France’s top administrative court on Wednesday upheld the conviction of Syrian President Bashar al-Assad’s uncle, Rifaat al-Assad, in a case of “ill-gotten gains” over assets estimated at 90 million euros ($89 million).
Rifaat al-Assad, 85, is the younger brother of Bashar’s father and former Syrian dictator Hafez al-Assad, and served as vice president himself but fled the country in 1984 after a failed coup.
He had made a final appeal to France’s Court of Cassation after a lower court last year upheld his four-year sentence for conspiring to launder public funds in Syria between 1996 and 2016.
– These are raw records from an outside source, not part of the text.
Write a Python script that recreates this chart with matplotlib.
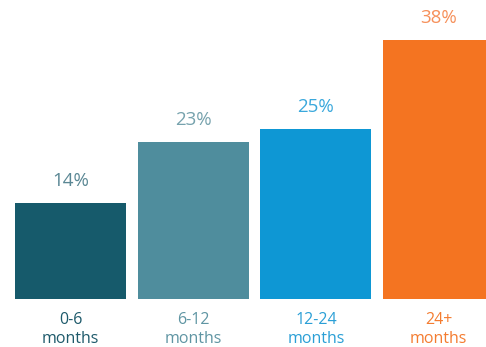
import matplotlib
matplotlib.use("Agg")
import matplotlib.pyplot as plt

categories = ["0-6\nmonths", "6-12\nmonths", "12-24\nmonths", "24+\nmonths"]
values = [14, 23, 25, 38]
bar_colors = ["#165a6b", "#4f8d9d", "#0e97d4", "#f47421"]
value_colors = ["#5a8794", "#76a2ad", "#3aa8dc", "#f6905a"]
label_colors = ["#1e5a6b", "#5f95a3", "#2a9fd6", "#f47c30"]

W, H = 486, 347
fig = plt.figure(figsize=(W / 100, H / 100), dpi=100)
ax = fig.add_axes([0, (H - 298.5) / H, 1, 298.5 / H])

x = list(range(len(values)))
ax.bar(x, values, width=0.905, color=bar_colors)
ax.set_xlim(-0.575, 3.387)
ax.set_ylim(0, 298.5 / 6.79)
ax.axis("off")

for xi, v, c in zip(x, values, value_colors):
    ax.annotate(f"{v}%", (xi, v), xytext=(0, 9.5), textcoords="offset points",
                ha="center", va="bottom", fontsize=13.5, color=c,
                family="Open Sans")

for xi, lab, c in zip(x, categories, label_colors):
    ax.annotate(lab, (xi, 0), xytext=(0, -9.5), textcoords="offset points",
                ha="center", va="top", fontsize=11.5, color=c,
                family="Open Sans", linespacing=1.25)

fig.savefig("out.png", dpi=100)
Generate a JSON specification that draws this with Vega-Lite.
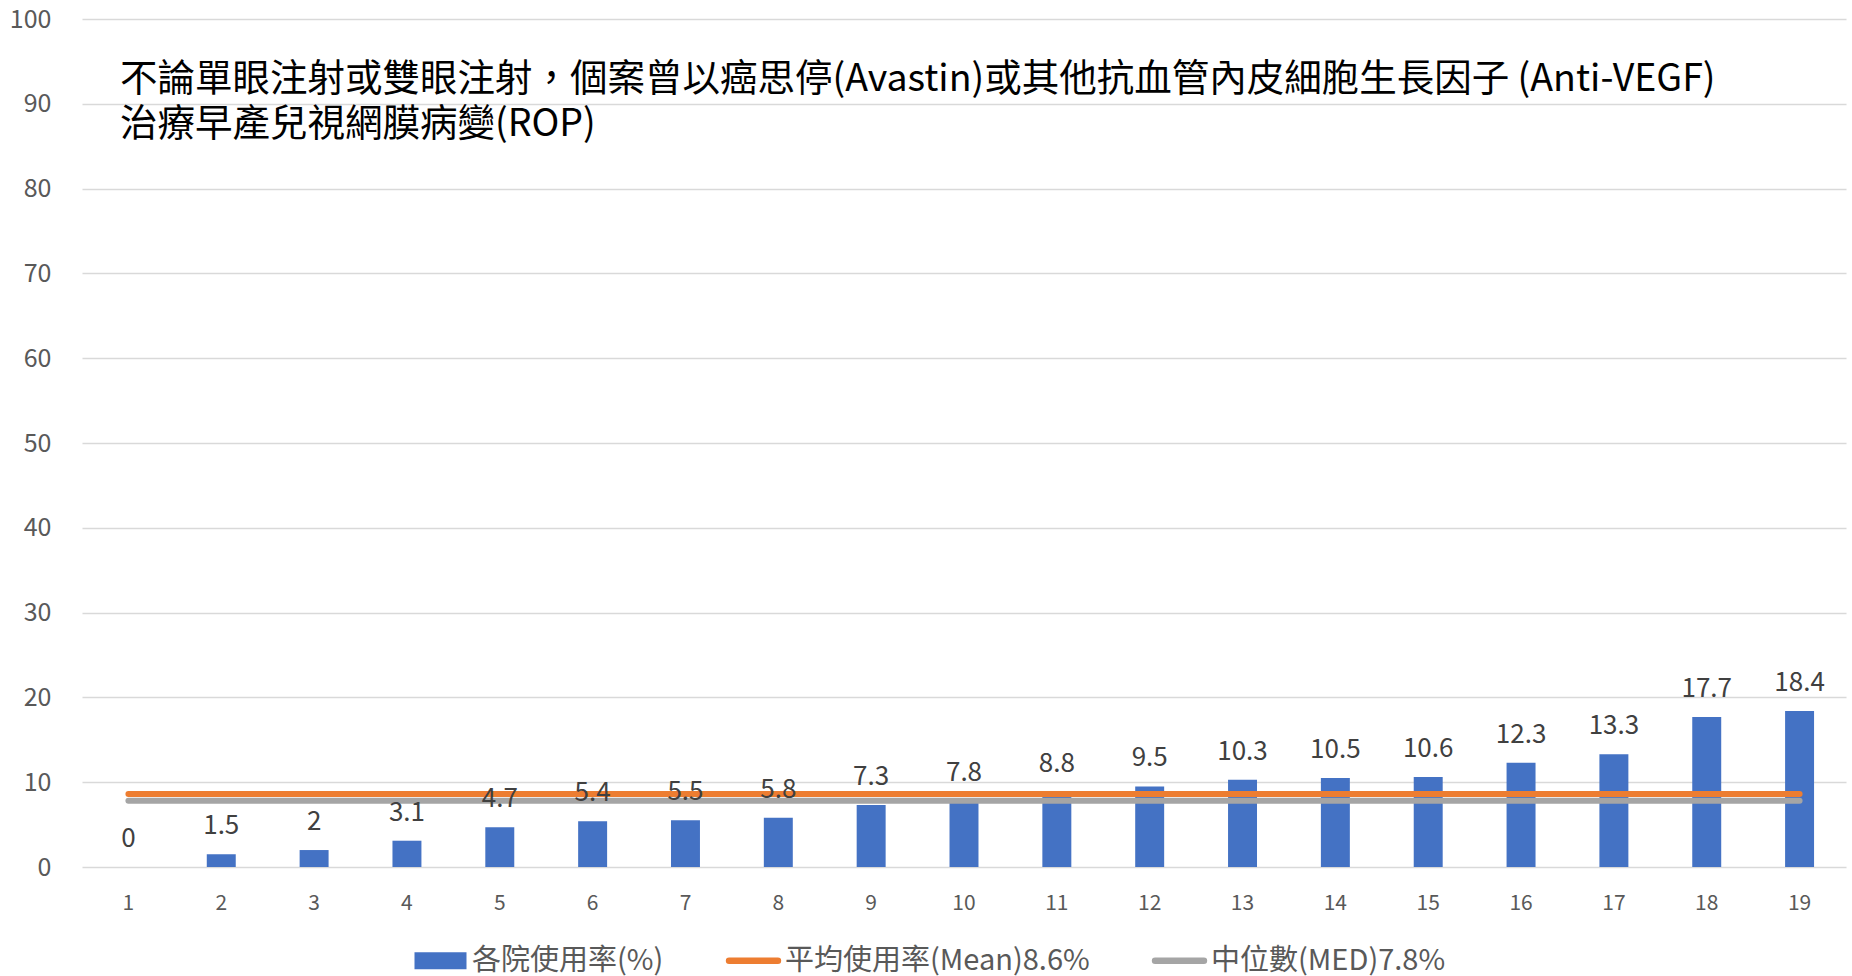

In the same ruling, he was convicted of concealing serious tax fraud and off-the-book hiring of servants, with authorities confiscating a whole range of his assets.
Rifaat, who has not attended hearings due to ill health, insists his property empire, which spans Spain, France and Britain, came from gifts from Saudi Crown Prince and future King Abdullah, who died in 2015.
The case is the second in France under a law passed last year targeting fortunes fraudulently amassed by foreign leaders.
Teodorin Obiang, the eldest son of the President of Equatorial Guinea, had confirmed his sentence to a three-year suspended sentence and a fine of 30 million euros on appeal last year.
– Case War Crimes –
In Syria, Rifaat al-Assad was the head of the elite Defense Brigades, internal security forces that violently crushed an Islamist uprising in the city of Hama in 1982.
After a three-decade absence following his failed attempt to seize power, pro-government media reported that he returned to Syria last fall.
In 1984 he fled first to Switzerland and then to France, where in 1986 he was awarded the Legion of Honour, the country’s highest award, for “merits”.
French investigators launched an investigation into his property in 2014 after complaints from watchdogs Transparency International and Sherpa.
They confiscated two Parisian townhouses, dozens of apartments in fashionable neighborhoods of the French capital and office space.
Since then, around 80 of his former employees, who live in an estate outside of Paris, have been largely without water and electricity as nobody pays the bills.
– Help for the population –
While Rifaat’s age and poor health make it unlikely he will ever serve a prison sentence in France, Wednesday’s verdict confirms the confiscation of the properties forever.
This could make Syria one of the first countries to potentially benefit from a scheme to return funds recovered under the Illicit Profits Act.
“The confiscation … is the first necessary condition to be able to plan the return of the ill-gotten gains,” said Patrick Lefas, head of Transparency International France, in a statement welcoming the court ruling.
But he added that getting the resources to ordinary Syrians, rather than simply handing them back to the Assad regime — which Transparency says could be achieved with another French law passed last year — was crucial.
“Recovering ill-gotten gains requires guarantees, without which it would be naïve to hope to return them to the populations of their countries of origin,” Lefas said.
Rifaat al-Assad also faces a trial in Spain on far larger suspicions of 500 properties in ill-gotten gains, as well as prosecution in Switzerland for war crimes dating back to the 1980s.